Words and phrases such as dramatic, exaggerating, doing too much, loud, rude, and the list goes on, were used to discourage the use of my voice. All of these terms and messages received were internalized and caused me to silence myself and think twice before I spoke up.
Little did I know that my voice was disrupting what we took in as truth, it made others uncomfortable.
Now, you may be wondering why those messages even impacted the way I used my voice and my actions.
Well, the answer is complex and to simplify I will say, we are human.
There are so many systemic structures that silence us at all times and as humans, we internalize those beliefs. These messages are then passed on through our interactions.
Throughout my life, I silenced myself. There were times where I could have spoken up but did not and reflecting on those times, it was because of my upbringing and my internalized messages. It was not until Graduate School that silencing my voice began to have physical manifestations.
Discomfort manifested in different ways: Aching back, pain in my shoulders, beating heart, headaches, frustration, sleepless nights, etc.
It was my beating heart, the pit in my stomach, the non stop heat emitting from me that made me realize, “you need to say something”. Every time I spoke up, the words and feelings poured out effortlessly. I was no longer carrying the heaviness of silence.

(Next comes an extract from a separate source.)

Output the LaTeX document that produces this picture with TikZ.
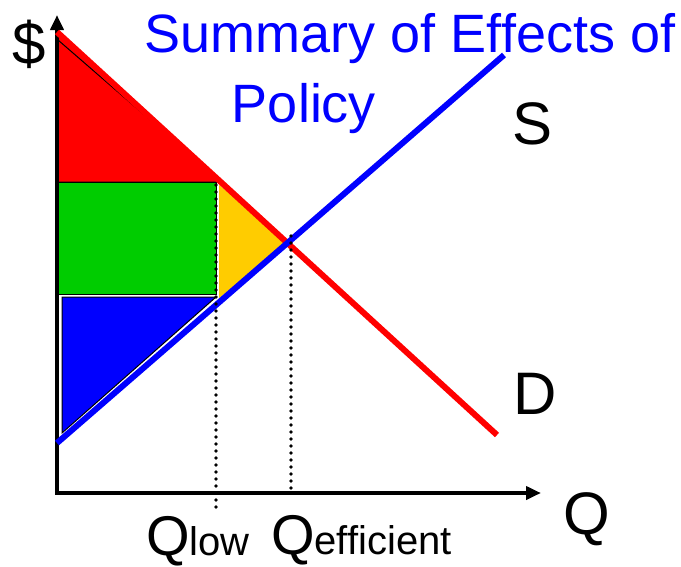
\documentclass[tikz,border=0pt]{standalone}
\usepackage{fontspec}
\setmainfont{Liberation Sans}
\usetikzlibrary{arrows.meta}
\definecolor{demandred}{RGB}{255,0,0}
\definecolor{supplyblue}{RGB}{0,0,255}
\definecolor{surplusgreen}{RGB}{0,204,0}
\definecolor{losyellow}{RGB}{255,204,0}
\newcommand{\subsize}{\fontsize{40}{40}\selectfont}
\tikzset{
    curveline/.style={line width=6pt},
    axisline/.style={line width=4pt, {Triangle[length=15pt,width=13pt]}-{Triangle[length=15pt,width=13pt]}},
    guideline/.style={line width=3.6pt, line cap=round, dash pattern=on 0pt off 7pt},
    areaedge/.style={draw=black, line width=1pt},
    axislabel/.style={font=\fontsize{60}{60}\selectfont, anchor=base, inner sep=0pt},
    qlabel/.style={font=\fontsize{56}{56}\selectfont, anchor=base west, inner sep=0pt},
    titletext/.style={font=\fontsize{54}{54}\selectfont, text=supplyblue, anchor=base, inner sep=0pt}
}
\begin{document}
\begin{tikzpicture}[x=1pt, y=-1pt]
    \useasboundingbox (0,0) rectangle (681,566);
    % key points
    \coordinate (origin) at (57,493);
    \coordinate (ytip) at (57,15);
    \coordinate (xtip) at (541,493);
    \coordinate (dstart) at (57,32);
    \coordinate (dend) at (497,435);
    \coordinate (sstart) at (57,443);
    \coordinate (send) at (504,55);
    \coordinate (lowtop) at (216,185);
    \coordinate (lowbot) at (216,508);
    \coordinate (efftop) at (291,236);
    \coordinate (effbot) at (291,494);

    % areas
    \fill[demandred] (57,32) -- (221,180) -- (221,182) -- (57,182) -- cycle;
    \draw[areaedge] (58,40) -- (222,182) -- (58,182);
    \filldraw[fill=surplusgreen, areaedge] (57,182) rectangle (216,294);
    \filldraw[fill=losyellow, draw=white, line width=1.5pt] (218,183) -- (291,242) -- (218,300) -- cycle;
    \draw[white, line width=4pt, line join=round] (62,297) -- (216,297) -- (62,433) -- cycle;
    \filldraw[fill=supplyblue, areaedge] (62,297) -- (216,297) -- (62,433) -- cycle;

    % axes and curves
    \draw[axisline] (ytip) -- (origin) -- (xtip);
    \draw[curveline, demandred] (dstart) -- (dend);
    \draw[curveline, supplyblue] (sstart) -- (send);
    \draw[guideline] (lowtop) -- (lowbot);
    \draw[guideline] (efftop) -- (effbot);

    % labels
    \node[axislabel] (dollar) at (29,64) {\$};
    \node[axislabel] (slabel) at (533,144) {S};
    \node[axislabel] (dlabel) at (535,414) {D};
    \node[axislabel] (qaxis) at (587,534) {Q};
    \node[qlabel] (qlow) at (146,555) {Q{\subsize low}};
    \node[qlabel] (qeff) at (271,554) {Q{\subsize efficient}};
    \node[titletext] (title) at (410,52) {Summary of Effects of};
    \node[titletext] (titletwo) at (304,122) {Policy};
\end{tikzpicture}
\end{document}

BMike has an amazing shirt that I love which boldly states, “I am my ancestors wildest dreams”. Every time I speak up, I embody that phrase. Colonialism and resistance are a huge part of our people’s history. Historically, we were oppressed because of white supremacy. I speak up because my ancestors could have been persecuted for doing so. They speak through me. Resistance against these colonial forces and ideals is also a part of my history. When I speak up and go against white supremacy, I honor that resistance.
I honor my history.
Yes, it is scary, it is terrifying, it is anxiety inducing but it needs to get out of your body. You cannot continue to hold everything in. Every time I feel my heart beat or that physical discomfort, I speak up. I honor my ancestors. I honor their resistance. Every time I speak up, I honor myself.
That heart beating is my ancestors.
Speaking up allows us to regain the voice that was taken from us.
That heart beating is my voice regaining its power after years of external oppression and internalized messages. The internal and external forces telling you to “calm down”, “ not be so loud”, “ not make people uncomfortable”, “not make things awkward” are silenced when you speak up.
Part of my wellness journey has been to listen to my body and honor what it needs. Our bodies tell us what they need, they may be sleep, food, water, and, most importantly, when to speak up.
It can be exhausting and, with time, you will learn what battles to choose.
It is terrifying. It is scary. It is necessary.
Your voice is important. Your ancestors are rooting for you. Your body is asking for you to let it out.
Regain that voice.
Do not hold it in.
Let all of it out.
Honor your history. Honor your voice. Honor yourself.